------ SUPPLIED INFORMATION

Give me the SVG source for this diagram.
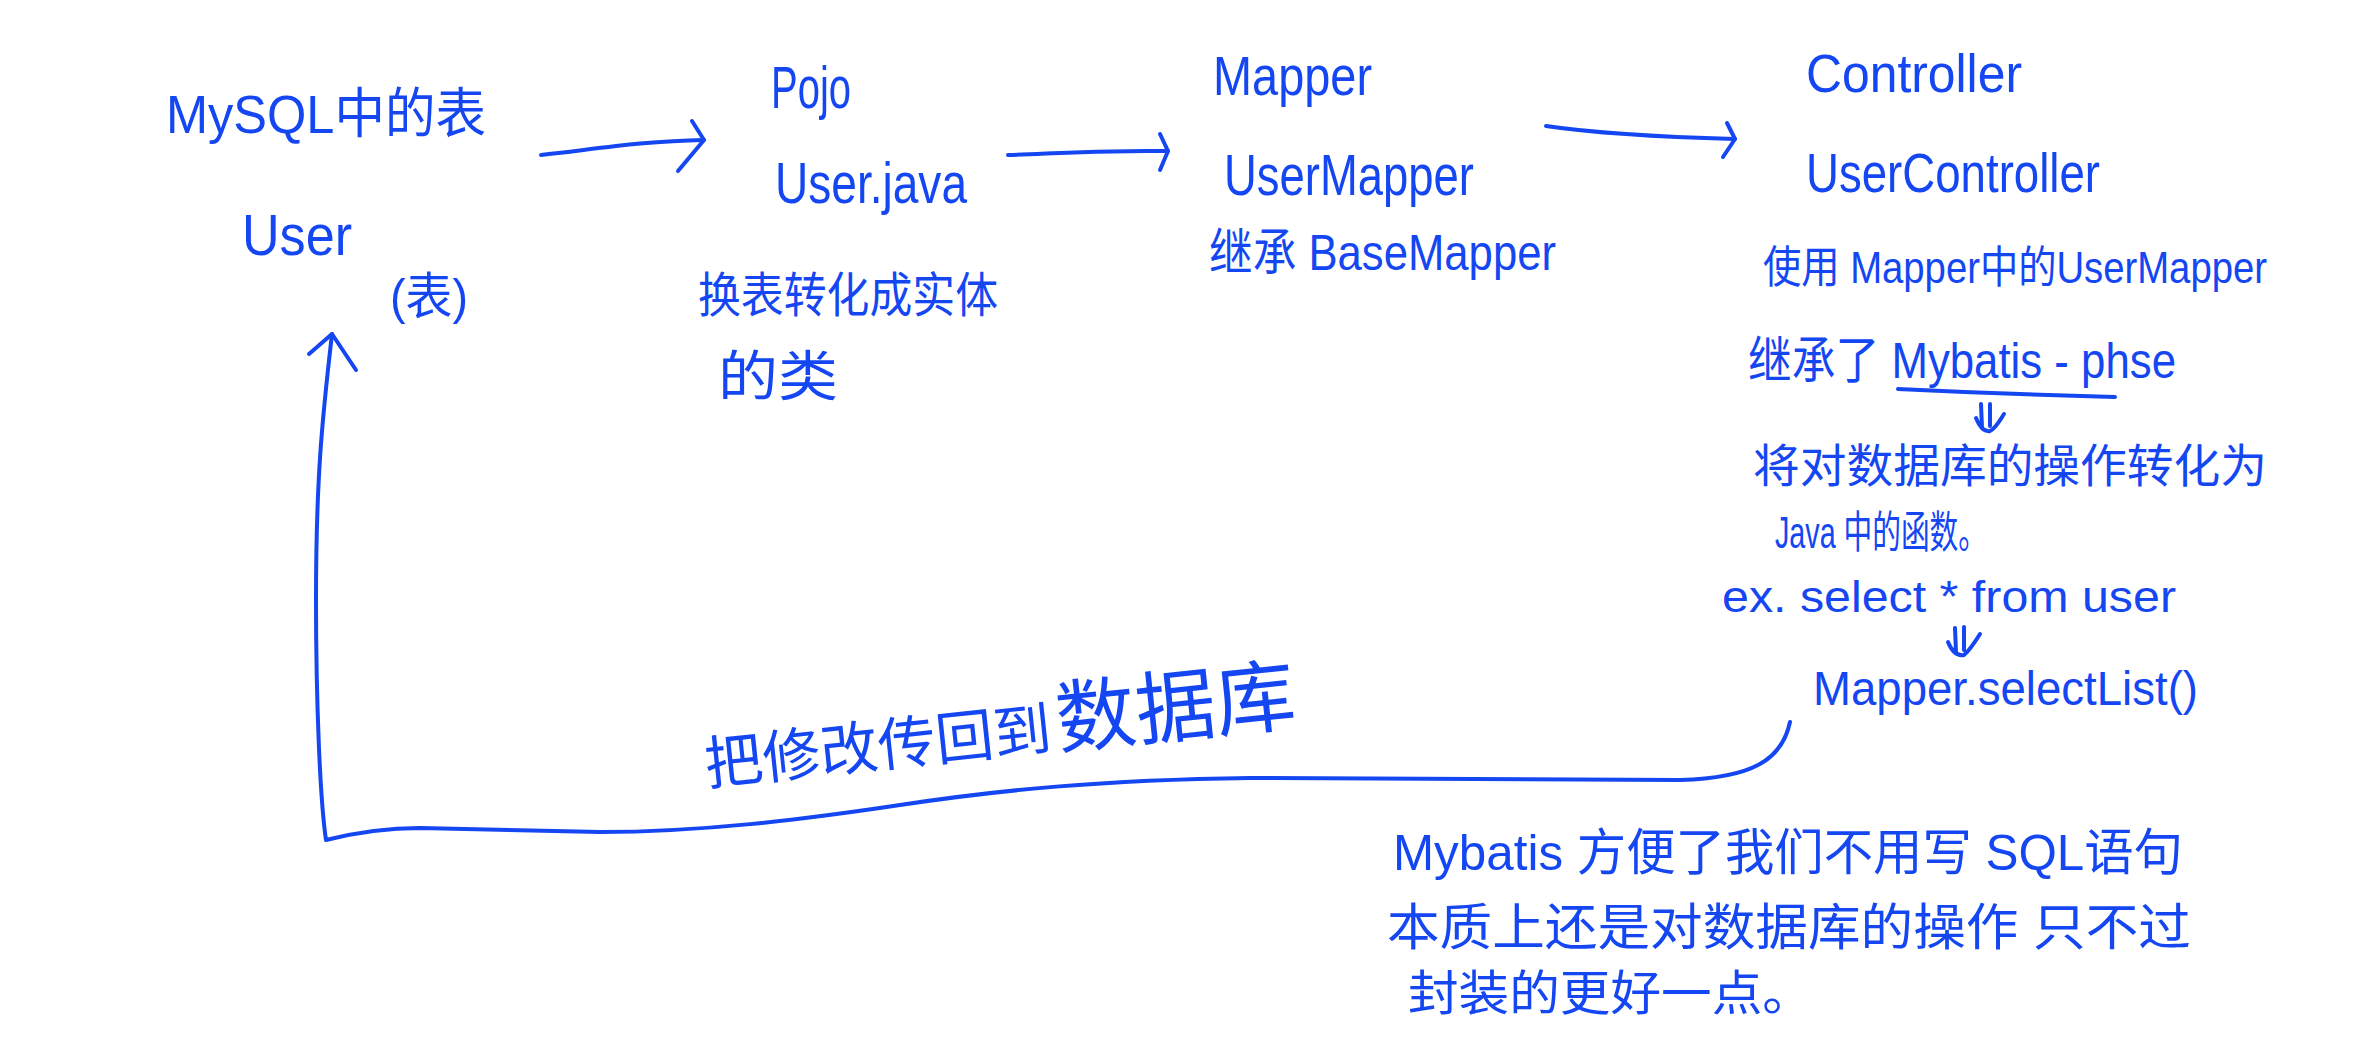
<svg xmlns="http://www.w3.org/2000/svg" width="2369" height="1059" viewBox="0 0 2369 1059">
<style>
  .t { font-family: "Liberation Sans", "Noto Sans CJK SC", sans-serif; fill: #1446f2; }
  .ln { fill: none; stroke: #1446f2; stroke-width: 4; stroke-linecap: round; stroke-linejoin: round; }
</style>
<rect width="2369" height="1059" fill="#ffffff"/>

<g id="node-mysql">
  <text class="t" x="166" y="133" font-size="54" textLength="320" lengthAdjust="spacingAndGlyphs">MySQL中的表</text>
  <text class="t" x="242" y="255" font-size="58" textLength="110" lengthAdjust="spacingAndGlyphs">User</text>
  <text class="t" x="390" y="314" font-size="50" textLength="78" lengthAdjust="spacingAndGlyphs">(表)</text>
</g>

<g id="node-pojo">
  <text class="t" x="771" y="108" font-size="60" textLength="80" lengthAdjust="spacingAndGlyphs">Pojo</text>
  <text class="t" x="775" y="203" font-size="58" textLength="192" lengthAdjust="spacingAndGlyphs">User.java</text>
  <text class="t" x="698" y="312" font-size="48" textLength="300" lengthAdjust="spacingAndGlyphs">换表转化成实体</text>
  <text class="t" x="718" y="396" font-size="54" textLength="120" lengthAdjust="spacingAndGlyphs">的类</text>
</g>

<g id="node-mapper">
  <text class="t" x="1213" y="95" font-size="56" textLength="159" lengthAdjust="spacingAndGlyphs">Mapper</text>
  <text class="t" x="1224" y="195" font-size="58" textLength="250" lengthAdjust="spacingAndGlyphs">UserMapper</text>
  <text class="t" x="1209" y="270" font-size="50" textLength="347" lengthAdjust="spacingAndGlyphs">继承 BaseMapper</text>
</g>

<g id="node-controller">
  <text class="t" x="1806" y="92" font-size="54" textLength="216" lengthAdjust="spacingAndGlyphs">Controller</text>
  <text class="t" x="1806" y="192" font-size="56" textLength="294" lengthAdjust="spacingAndGlyphs">UserController</text>
  <text class="t" x="1763" y="283" font-size="44" textLength="504" lengthAdjust="spacingAndGlyphs">使用 Mapper中的UserMapper</text>
  <text class="t" x="1748" y="378" font-size="50" textLength="428" lengthAdjust="spacingAndGlyphs">继承了 Mybatis - phse</text>
  <text class="t" x="1753" y="482" font-size="46" textLength="514" lengthAdjust="spacingAndGlyphs">将对数据库的操作转化为</text>
  <text class="t" x="1775" y="548" font-size="44" textLength="212" lengthAdjust="spacingAndGlyphs">Java 中的函数。</text>
  <text class="t" x="1722" y="612" font-size="44" textLength="454" lengthAdjust="spacingAndGlyphs">ex. select * from user</text>
  <text class="t" x="1813" y="705" font-size="48" textLength="385" lengthAdjust="spacingAndGlyphs">Mapper.selectList()</text>
</g>

<g id="node-note">
  <text class="t" x="1393" y="870" font-size="50" textLength="790" lengthAdjust="spacingAndGlyphs">Mybatis 方便了我们不用写 SQL语句</text>
  <text class="t" x="1387" y="945" font-size="50" textLength="804" lengthAdjust="spacingAndGlyphs">本质上还是对数据库的操作 只不过</text>
  <text class="t" x="1408" y="1010" font-size="48" textLength="405" lengthAdjust="spacingAndGlyphs">封装的更好一点。</text>
</g>

<g id="label-return">
  <text class="t" transform="rotate(-6 707 785)" x="707" y="785"><tspan font-size="58">把修改传回到</tspan><tspan font-size="80" dx="6">数据库</tspan></text>
</g>

<g id="connectors">
  <!-- MySQL -> Pojo -->
  <path class="ln" d="M541,155 C590,150 640,141 704,140"/>
  <path class="ln" d="M692,121 L704,140 L678,171"/>
  <!-- Pojo -> Mapper -->
  <path class="ln" d="M1008,155 C1050,154 1080,150 1168,151"/>
  <path class="ln" d="M1160,134 L1168,151 L1160,170"/>
  <!-- Mapper -> Controller -->
  <path class="ln" d="M1546,126 C1600,134 1660,137 1735,139"/>
  <path class="ln" d="M1727,123 L1735,139 L1723,157"/>
  <!-- underline -->
  <path class="ln" d="M1898,389 C1960,392 2040,395 2115,397"/>
  <!-- small double arrows -->
  <path class="ln" d="M1981,404 L1982,428 M1990,404 L1990,426 M1976,418 C1980,428 1985,432 1990,431 C1996,428 2000,420 2004,414"/>
  <path class="ln" d="M1955,628 L1956,652 M1964,627 L1964,650 M1948,642 C1952,652 1958,656 1964,655 C1970,650 1975,642 1980,634"/>
  <!-- return loop -->
  <path class="ln" d="M1790,722 C1782,760 1752,778 1680,780 L1250,778 C1100,780 1000,790 900,805 C800,820 700,832 600,832 L420,828 C380,828 350,834 326,840 C320,800 316,700 316,600 C316,480 322,420 332,334"/>
  <path class="ln" d="M309,354 L332,334 L356,370"/>
</g>
</svg>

------------

### EXERCISE INSTRUCTIONS
Copy out each line word for word, please, skipping the images.

### PROBLEM SOLUTION
Give me the SVG source for this diagram.
<svg xmlns="http://www.w3.org/2000/svg" width="2369" height="1059" viewBox="0 0 2369 1059">
<style>
  .t { font-family: "Liberation Sans", "Noto Sans CJK SC", sans-serif; fill: #1446f2; }
  .ln { fill: none; stroke: #1446f2; stroke-width: 4; stroke-linecap: round; stroke-linejoin: round; }
</style>
<rect width="2369" height="1059" fill="#ffffff"/>

<g id="node-mysql">
  <text class="t" x="166" y="133" font-size="54" textLength="320" lengthAdjust="spacingAndGlyphs">MySQL中的表</text>
  <text class="t" x="242" y="255" font-size="58" textLength="110" lengthAdjust="spacingAndGlyphs">User</text>
  <text class="t" x="390" y="314" font-size="50" textLength="78" lengthAdjust="spacingAndGlyphs">(表)</text>
</g>

<g id="node-pojo">
  <text class="t" x="771" y="108" font-size="60" textLength="80" lengthAdjust="spacingAndGlyphs">Pojo</text>
  <text class="t" x="775" y="203" font-size="58" textLength="192" lengthAdjust="spacingAndGlyphs">User.java</text>
  <text class="t" x="698" y="312" font-size="48" textLength="300" lengthAdjust="spacingAndGlyphs">换表转化成实体</text>
  <text class="t" x="718" y="396" font-size="54" textLength="120" lengthAdjust="spacingAndGlyphs">的类</text>
</g>

<g id="node-mapper">
  <text class="t" x="1213" y="95" font-size="56" textLength="159" lengthAdjust="spacingAndGlyphs">Mapper</text>
  <text class="t" x="1224" y="195" font-size="58" textLength="250" lengthAdjust="spacingAndGlyphs">UserMapper</text>
  <text class="t" x="1209" y="270" font-size="50" textLength="347" lengthAdjust="spacingAndGlyphs">继承 BaseMapper</text>
</g>

<g id="node-controller">
  <text class="t" x="1806" y="92" font-size="54" textLength="216" lengthAdjust="spacingAndGlyphs">Controller</text>
  <text class="t" x="1806" y="192" font-size="56" textLength="294" lengthAdjust="spacingAndGlyphs">UserController</text>
  <text class="t" x="1763" y="283" font-size="44" textLength="504" lengthAdjust="spacingAndGlyphs">使用 Mapper中的UserMapper</text>
  <text class="t" x="1748" y="378" font-size="50" textLength="428" lengthAdjust="spacingAndGlyphs">继承了 Mybatis - phse</text>
  <text class="t" x="1753" y="482" font-size="46" textLength="514" lengthAdjust="spacingAndGlyphs">将对数据库的操作转化为</text>
  <text class="t" x="1775" y="548" font-size="44" textLength="212" lengthAdjust="spacingAndGlyphs">Java 中的函数。</text>
  <text class="t" x="1722" y="612" font-size="44" textLength="454" lengthAdjust="spacingAndGlyphs">ex. select * from user</text>
  <text class="t" x="1813" y="705" font-size="48" textLength="385" lengthAdjust="spacingAndGlyphs">Mapper.selectList()</text>
</g>

<g id="node-note">
  <text class="t" x="1393" y="870" font-size="50" textLength="790" lengthAdjust="spacingAndGlyphs">Mybatis 方便了我们不用写 SQL语句</text>
  <text class="t" x="1387" y="945" font-size="50" textLength="804" lengthAdjust="spacingAndGlyphs">本质上还是对数据库的操作 只不过</text>
  <text class="t" x="1408" y="1010" font-size="48" textLength="405" lengthAdjust="spacingAndGlyphs">封装的更好一点。</text>
</g>

<g id="label-return">
  <text class="t" transform="rotate(-6 707 785)" x="707" y="785"><tspan font-size="58">把修改传回到</tspan><tspan font-size="80" dx="6">数据库</tspan></text>
</g>

<g id="connectors">
  <!-- MySQL -> Pojo -->
  <path class="ln" d="M541,155 C590,150 640,141 704,140"/>
  <path class="ln" d="M692,121 L704,140 L678,171"/>
  <!-- Pojo -> Mapper -->
  <path class="ln" d="M1008,155 C1050,154 1080,150 1168,151"/>
  <path class="ln" d="M1160,134 L1168,151 L1160,170"/>
  <!-- Mapper -> Controller -->
  <path class="ln" d="M1546,126 C1600,134 1660,137 1735,139"/>
  <path class="ln" d="M1727,123 L1735,139 L1723,157"/>
  <!-- underline -->
  <path class="ln" d="M1898,389 C1960,392 2040,395 2115,397"/>
  <!-- small double arrows -->
  <path class="ln" d="M1981,404 L1982,428 M1990,404 L1990,426 M1976,418 C1980,428 1985,432 1990,431 C1996,428 2000,420 2004,414"/>
  <path class="ln" d="M1955,628 L1956,652 M1964,627 L1964,650 M1948,642 C1952,652 1958,656 1964,655 C1970,650 1975,642 1980,634"/>
  <!-- return loop -->
  <path class="ln" d="M1790,722 C1782,760 1752,778 1680,780 L1250,778 C1100,780 1000,790 900,805 C800,820 700,832 600,832 L420,828 C380,828 350,834 326,840 C320,800 316,700 316,600 C316,480 322,420 332,334"/>
  <path class="ln" d="M309,354 L332,334 L356,370"/>
</g>
</svg>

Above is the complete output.